Oregon club using hand tools to clear wilderness trail

The sharp teeth of the cross-cut saw carve like a file through the thick fir log to the rhythm of Jason Middleton and Aaron Babcock pushing and pulling this antique tool of the backwoods. “We’d already be through it but we hit a knot,” Babcock says.

The knot proves to be no match for the seasoned saw, and the split log sloughs into the Middle Fork Trail, where Gabe Howe joins the men in hauling the log away to make way on the trail. That’s 1 down, 14,999 to go.

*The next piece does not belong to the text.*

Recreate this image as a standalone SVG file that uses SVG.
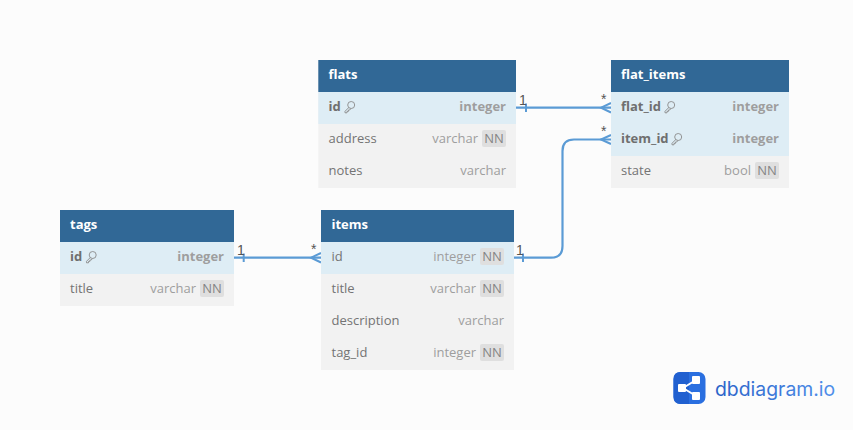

Babcock, Howe and other members of the Siskiyou Mountain Club are embarking on an ambitious task of reclaiming a historic 27-mile hiking loop through the Sky Lakes Wilderness Area in the southern Cascade Range of Oregon that is blocked with an estimated 15,000 blown-down trees, including thousands within 2008’s Middle Fork fire zone.

Three SMC crews will each log 10-day hitches in the wilderness area, armed only with cross-cut saws, axes and other hand tools, because chain saws and other mechanized tools are banned in federally designated wilderness areas.

They’ll be joined by volunteers as they work their way all summer from the Middle Fork Trailhead through the long loop created by a suite of other conjoining trails. “I think it’s a reasonable goal, but there are features that are out of our control,” says Babcock, a SMC crew leader.

It’s all part of the nonprofit club’s credo of stepping into Southern Oregon’s backcountry to reclaim wilderness trails left impassable amid years of U.S. Forest Service maintenance backlogs, particularly those where a lack of post-wildfire work could see historic trails disappear.